The issue of pension gaps, and the impact on the 1950s women featured in election campaigns in 2019. Another women's action group #backto60 took the view that full compensation for the women affected was appropriate, rather than a limited 'compensation' for the lack of government communications, and their crowd-funded court case led by Michael Mansfield, QC, was not finally supported by the Supreme Court in 2021, for the right of appeal. However the Parliamentary and Health Service Ombudsman found and reported in July 2021, based on six 'test cases' that there was 'maladministration' in the communications to women about their changes in state pension, by the relevant department of UK government (DWP). The Ombudsman updated the public information into its enquiry in February 2022, indicating that it was now awaiting evidence from the Department for Work and Pensions due by the end of March 2022, without which it cannot begin the 'stage two of..investigation and considering whether the failings.. identified led to an injustice for the complainants.' Sixty-four members of Parliament have backed a motion by Labour MP, Ian Byrne calling for full restitution (which supports #backto60 and 'We Paid In You Pay Out' groups' view), but other protest groups (WASPI) and the official All Party Parliamentary Group on State Pension Inequality for Women (APPG) propose a lesser compensation.

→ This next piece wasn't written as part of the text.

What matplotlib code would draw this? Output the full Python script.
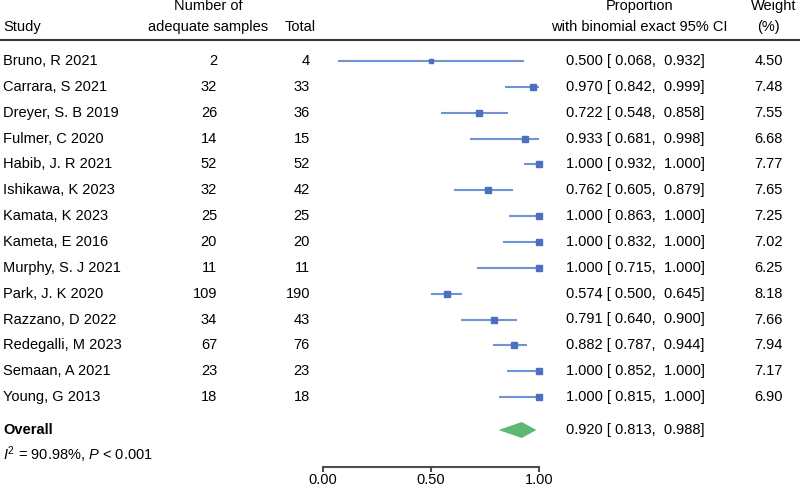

A wider review of the pension gap in the context of the lack of legislative implementation by successive UK governments, of the United Nations CEDAW Convention on the Elimination of all forms of Discrimination Against Women into UK law, held a people's tribunal in 2021, and took evidence which recommended that the UK should introduce a women's bill of rights.

== Solutions ==
Juan Yermo, Chief of Staff to the OECD Secretary-General, has said, "Policy makers need to account for and address the factors that can lead to gender inequalities, and should strive to design gender-neutral retirement savings arrangements.". In the UK, the Prospect Union have called for the government to tackle the gender pension gap through reform of automatic enrollment, additional state pension credit and affordable childcare and changes to the tax system. Researchers who analyse data about the pension gap over time highlight that current gaps in pension income reflect labour markets and pension contribution patterns from many years ago, people working now may have a different experience when they reach retirement. The gap increased during the years of the COVID-19 pandemic but the new experiments with alternative styles of working may offer employers opportunities to implement more flexible policies that will encourage more women to remain in the workforce.